- A backward-mounted body turns an old Ford truck into a head scratcher for everyone who sees it driving down the road.
- The flipped conversion took former race-car driver Davey Hamilton and his dad some time to get right, and creative solutions needed to be found, but all the important parts are original.
- This classic joins the ranks of other "backward" vehicles, including one used in the movies.
Former IndyCar driver Davey Hamilton is used to going fast. But when he's tooling around his Indiana hometown in his dramatically customized 1952 Ford pickup truck, he's more used to going backward instead.
Well, at least giving the impression that he's going backward. As a creative car guy who has modified a few cars in his day, Hamilton, along with his dad, came up with the idea to rotate the truck's body around so that when he drives down the road, it looks like he's doing everything in reverse.

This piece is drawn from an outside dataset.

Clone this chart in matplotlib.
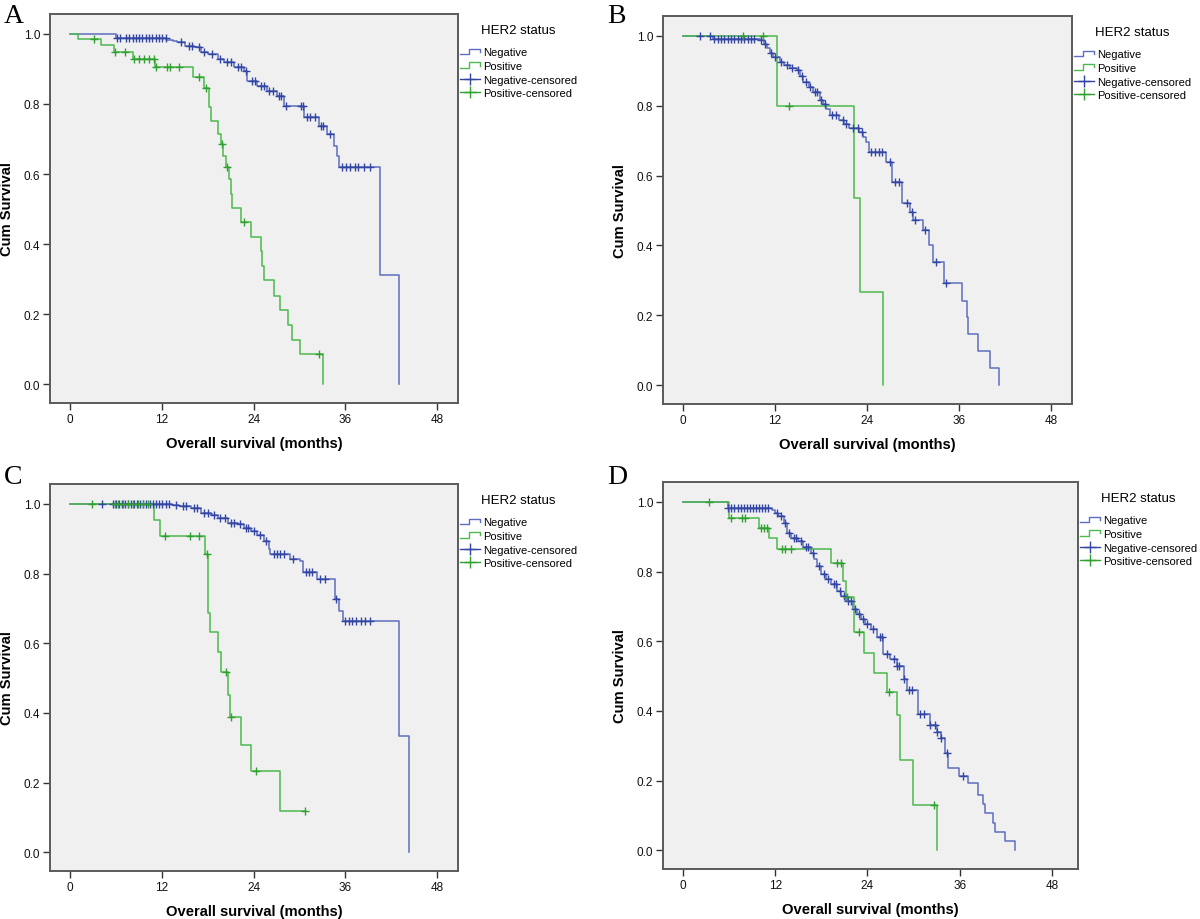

Turns out, there are no rules on the books about just which end of the body needs to be pointing in which direction on a vehicle, so once Hamilton and his crew installed things like headlights, taillights and windshield wipers in the "right" places and the truck passed inspection, he was cleared to drive. And as you can see in the video above from Barcroft Cars' Ridiculous Rides, he enjoys the attention that driving backward brings.

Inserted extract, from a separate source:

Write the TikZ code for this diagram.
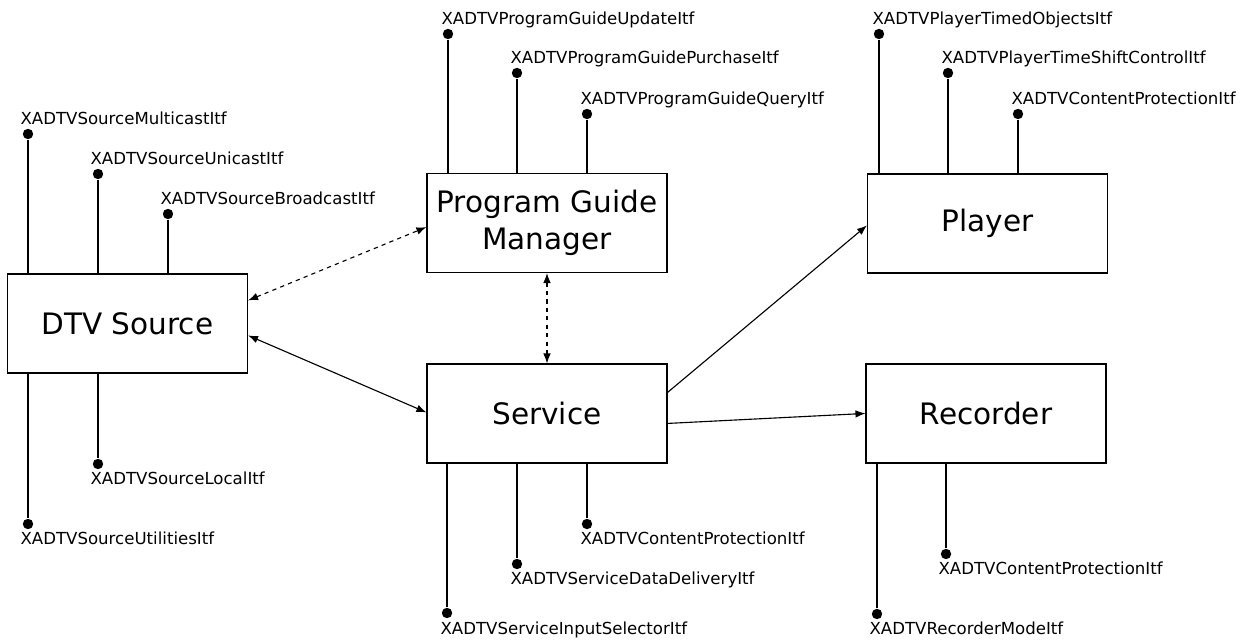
\documentclass[tikz,border=0pt]{standalone}
\usepackage{fontspec}
\setmainfont{DejaVu Sans}
\usetikzlibrary{calc,arrows.meta}

\begin{document}
\begin{tikzpicture}[x=0.25mm, y=-0.25mm, line width=0.8pt, >={Latex[length=2.5mm,width=1.9mm]},
    box/.style={draw, minimum width=60mm, minimum height=24.75mm, align=center,
        font=\fontsize{21}{26}\selectfont},
    dot/.style={circle, fill, inner sep=0pt, minimum size=2.6mm},
    itf/.style={font=\fontsize{11.8}{13}\selectfont, inner sep=0pt, anchor=base west}]
        \useasboundingbox (0,0) rectangle (1259,640);

        % Boxes.
        \node[box] (src) at (127.5,323.5) {DTV Source};
        \node[box] (pgm) at (547,223) {Program Guide\\Manager};
        \node[box] (svc) at (547,413.5) {Service};
        \node[box] (ply) at (987.5,223.5) {Player};
        \node[box] (rec) at (986,413.5) {Recorder};

        % Source interfaces.
        \node[dot] (srcA) at (28,134) {};
        \node[dot] (srcB) at (98,174) {};
        \node[dot] (srcC) at (168,214) {};
        \node[dot] (srcD) at (98,464) {};
        \node[dot] (srcE) at (28,524) {};
        \draw (srcA) -- (srcA |- src.north);
        \draw (srcB) -- (srcB |- src.north);
        \draw (srcC) -- (srcC |- src.north);
        \draw (srcD) -- (srcD |- src.south);
        \draw (srcE) -- (srcE |- src.south);
        \node[itf] (srcAt) at ($(srcA)+(-8,-9)$) {XADTVSourceMulticastItf};
        \node[itf] (srcBt) at ($(srcB)+(-8,-9)$) {XADTVSourceUnicastItf};
        \node[itf] (srcCt) at ($(srcC)+(-8,-9)$) {XADTVSourceBroadcastItf};
        \node[itf] (srcDt) at ($(srcD)+(-8,21)$) {XADTVSourceLocalItf};
        \node[itf] (srcEt) at ($(srcE)+(-8,21)$) {XADTVSourceUtilitiesItf};

        % Program guide interfaces.
        \node[dot] (pgmA) at (448,34) {};
        \node[dot] (pgmB) at (517,73) {};
        \node[dot] (pgmC) at (587,114) {};
        \draw (pgmA) -- (pgmA |- pgm.north);
        \draw (pgmB) -- (pgmB |- pgm.north);
        \draw (pgmC) -- (pgmC |- pgm.north);
        \node[itf] (pgmAt) at ($(pgmA)+(-7,-9)$) {XADTVProgramGuideUpdateItf};
        \node[itf] (pgmBt) at ($(pgmB)+(-7,-9)$) {XADTVProgramGuidePurchaseItf};
        \node[itf] (pgmCt) at ($(pgmC)+(-7,-9)$) {XADTVProgramGuideQueryItf};

        % Service interfaces.
        \node[dot] (svcA) at (447,613) {};
        \node[dot] (svcB) at (517,564) {};
        \node[dot] (svcC) at (587,524) {};
        \draw (svcA) -- (svcA |- svc.south);
        \draw (svcB) -- (svcB |- svc.south);
        \draw (svcC) -- (svcC |- svc.south);
        \node[itf] (svcAt) at ($(svcA)+(-7,21)$) {XADTVServiceInputSelectorItf};
        \node[itf] (svcBt) at ($(svcB)+(-7,21)$) {XADTVServiceDataDeliveryItf};
        \node[itf] (svcCt) at ($(svcC)+(-7,21)$) {XADTVContentProtectionItf};

        % Player interfaces.
        \node[dot] (plyA) at (879,34) {};
        \node[dot] (plyB) at (948,73) {};
        \node[dot] (plyC) at (1018,114) {};
        \draw (plyA) -- (plyA |- ply.north);
        \draw (plyB) -- (plyB |- ply.north);
        \draw (plyC) -- (plyC |- ply.north);
        \node[itf] (plyAt) at ($(plyA)+(-7,-9)$) {XADTVPlayerTimedObjectsItf};
        \node[itf] (plyBt) at ($(plyB)+(-7,-9)$) {XADTVPlayerTimeShiftControlItf};
        \node[itf] (plyCt) at ($(plyC)+(-7,-9)$) {XADTVContentProtectionItf};

        % Recorder interfaces.
        \node[dot] (recA) at (877,614) {};
        \node[dot] (recB) at (946,554) {};
        \draw (recA) -- (recA |- rec.south);
        \draw (recB) -- (recB |- rec.south);
        \node[itf] (recAt) at ($(recA)+(-8,21)$) {XADTVRecorderModeItf};
        \node[itf] (recBt) at ($(recB)+(-8,21)$) {XADTVContentProtectionItf};

        % Links.
        \draw[dashed, <->] ($(src.north east)+(0,27)$) -- ($(pgm.south west)+(0,-46)$);
        \draw[<->] ($(src.north east)+(0,62)$) -- ($(svc.north west)+(0,49)$);
        \draw[dashed, <->] (pgm.south) -- (svc.north);
        \draw[->] ($(svc.north east)+(0,29)$) -- ($(ply.north west)+(0,52)$);
        \draw[->] ($(svc.north east)+(0,60)$) -- ($(rec.north west)+(0,50)$);
\end{tikzpicture}
\end{document}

As for actually doing the conversion, Hamilton said that all of the body mounts had to be moved around to fit the reversal, which took some time to get right. There was plenty of room for the Chevy 350 engine in the truck's bed (which is now covered by a piece of plywood) but he needed to install a larger radiator, since the air that came into the engine bay from holes in the tailgate—surprise—wasn't enough to cool the engine on its own. A fuel tank in the former trunk and some leftover racing seats in the cabin, and the pickup was ready to go.
The modifications make the truck relatively easy to drive, Hamilton says, as long as he remembers to get into the "wrong" door every time. Since the seats face the front way in the cabin, there's not a lot of room for his legs. That's apparently a small price to pay for making sure he has a Ford unlike anything else in town.

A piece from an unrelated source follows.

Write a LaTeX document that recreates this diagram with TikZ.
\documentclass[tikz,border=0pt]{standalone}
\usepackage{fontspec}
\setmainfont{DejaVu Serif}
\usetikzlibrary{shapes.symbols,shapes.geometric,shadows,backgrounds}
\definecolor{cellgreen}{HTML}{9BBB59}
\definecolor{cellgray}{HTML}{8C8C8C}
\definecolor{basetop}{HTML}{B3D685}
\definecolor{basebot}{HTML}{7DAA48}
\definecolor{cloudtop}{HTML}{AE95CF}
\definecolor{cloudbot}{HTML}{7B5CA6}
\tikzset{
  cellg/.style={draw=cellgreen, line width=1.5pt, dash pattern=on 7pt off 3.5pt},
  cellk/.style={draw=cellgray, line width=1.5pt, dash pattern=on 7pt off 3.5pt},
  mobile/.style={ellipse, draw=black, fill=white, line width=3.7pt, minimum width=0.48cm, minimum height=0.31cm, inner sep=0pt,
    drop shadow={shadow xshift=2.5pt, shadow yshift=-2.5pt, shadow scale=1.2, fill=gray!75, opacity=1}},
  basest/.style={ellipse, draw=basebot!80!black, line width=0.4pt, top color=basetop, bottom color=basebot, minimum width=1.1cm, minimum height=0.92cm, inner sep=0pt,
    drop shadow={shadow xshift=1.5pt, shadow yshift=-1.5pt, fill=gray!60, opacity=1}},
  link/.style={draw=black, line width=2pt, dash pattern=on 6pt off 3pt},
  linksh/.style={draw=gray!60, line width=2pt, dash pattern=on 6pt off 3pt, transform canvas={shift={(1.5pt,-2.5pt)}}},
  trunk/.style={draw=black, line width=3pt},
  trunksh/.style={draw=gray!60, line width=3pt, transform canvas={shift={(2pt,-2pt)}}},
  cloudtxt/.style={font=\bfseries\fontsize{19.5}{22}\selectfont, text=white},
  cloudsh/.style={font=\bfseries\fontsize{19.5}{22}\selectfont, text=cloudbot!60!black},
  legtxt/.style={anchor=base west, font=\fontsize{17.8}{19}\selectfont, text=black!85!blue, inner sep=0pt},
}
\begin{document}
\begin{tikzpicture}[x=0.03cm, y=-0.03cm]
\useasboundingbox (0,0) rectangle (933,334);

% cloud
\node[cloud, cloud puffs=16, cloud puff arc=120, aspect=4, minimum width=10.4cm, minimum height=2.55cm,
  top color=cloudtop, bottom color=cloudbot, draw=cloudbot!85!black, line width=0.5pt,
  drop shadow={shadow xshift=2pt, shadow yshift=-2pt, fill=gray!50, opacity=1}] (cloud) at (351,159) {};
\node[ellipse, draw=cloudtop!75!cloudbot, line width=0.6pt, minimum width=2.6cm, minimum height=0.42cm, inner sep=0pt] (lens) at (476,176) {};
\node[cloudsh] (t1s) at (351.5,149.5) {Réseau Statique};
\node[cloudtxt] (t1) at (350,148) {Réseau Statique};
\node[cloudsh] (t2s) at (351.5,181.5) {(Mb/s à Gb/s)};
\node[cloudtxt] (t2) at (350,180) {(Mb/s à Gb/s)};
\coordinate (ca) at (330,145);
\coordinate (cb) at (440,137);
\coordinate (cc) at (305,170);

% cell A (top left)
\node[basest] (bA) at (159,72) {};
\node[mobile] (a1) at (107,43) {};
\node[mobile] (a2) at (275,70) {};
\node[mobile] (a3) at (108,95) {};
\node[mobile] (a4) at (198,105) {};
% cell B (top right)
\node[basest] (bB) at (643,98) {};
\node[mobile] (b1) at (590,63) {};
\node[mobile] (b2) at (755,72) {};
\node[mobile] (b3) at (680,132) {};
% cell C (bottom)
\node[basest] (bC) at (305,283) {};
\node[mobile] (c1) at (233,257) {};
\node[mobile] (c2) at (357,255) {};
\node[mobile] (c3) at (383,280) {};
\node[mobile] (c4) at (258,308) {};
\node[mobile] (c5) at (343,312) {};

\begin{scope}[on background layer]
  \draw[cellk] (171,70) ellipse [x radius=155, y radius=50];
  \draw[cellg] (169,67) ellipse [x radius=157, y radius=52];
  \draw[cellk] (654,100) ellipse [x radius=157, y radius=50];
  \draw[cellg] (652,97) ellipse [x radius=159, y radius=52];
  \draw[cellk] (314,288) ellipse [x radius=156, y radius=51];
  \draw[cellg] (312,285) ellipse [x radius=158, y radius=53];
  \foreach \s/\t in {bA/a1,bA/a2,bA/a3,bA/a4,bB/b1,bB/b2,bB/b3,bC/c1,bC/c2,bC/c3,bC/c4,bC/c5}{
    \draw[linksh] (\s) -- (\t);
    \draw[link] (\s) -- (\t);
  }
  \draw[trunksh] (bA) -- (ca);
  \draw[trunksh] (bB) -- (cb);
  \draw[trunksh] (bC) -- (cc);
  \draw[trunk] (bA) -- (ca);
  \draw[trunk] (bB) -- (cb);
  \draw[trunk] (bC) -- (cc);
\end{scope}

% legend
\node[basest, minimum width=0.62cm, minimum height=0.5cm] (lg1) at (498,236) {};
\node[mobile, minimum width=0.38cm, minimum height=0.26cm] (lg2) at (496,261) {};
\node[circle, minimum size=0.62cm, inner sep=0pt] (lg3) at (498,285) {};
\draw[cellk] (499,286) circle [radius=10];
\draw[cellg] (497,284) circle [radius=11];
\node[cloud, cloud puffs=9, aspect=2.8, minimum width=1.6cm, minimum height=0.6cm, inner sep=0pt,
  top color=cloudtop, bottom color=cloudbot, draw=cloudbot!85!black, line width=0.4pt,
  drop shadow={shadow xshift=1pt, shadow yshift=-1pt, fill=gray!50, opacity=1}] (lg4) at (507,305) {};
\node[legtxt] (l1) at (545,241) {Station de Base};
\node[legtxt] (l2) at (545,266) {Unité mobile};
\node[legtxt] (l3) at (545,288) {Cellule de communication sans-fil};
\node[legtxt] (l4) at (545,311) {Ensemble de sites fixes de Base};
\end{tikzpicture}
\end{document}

Hamilton was not the first person to think of reversing the body on top of a powertrain and chassis. The trick has been used in movies: a stunt Subaru WRX was modified to run backward during a scene in Kingsman: The Secret Service to create the illusion that a car chase happened with the Subaru in reverse. There was also a Chevy truck owner who did the front-is-rear treatment to his early 1990s Sierra pickup. Sometimes, to go forward, you've got to think backward.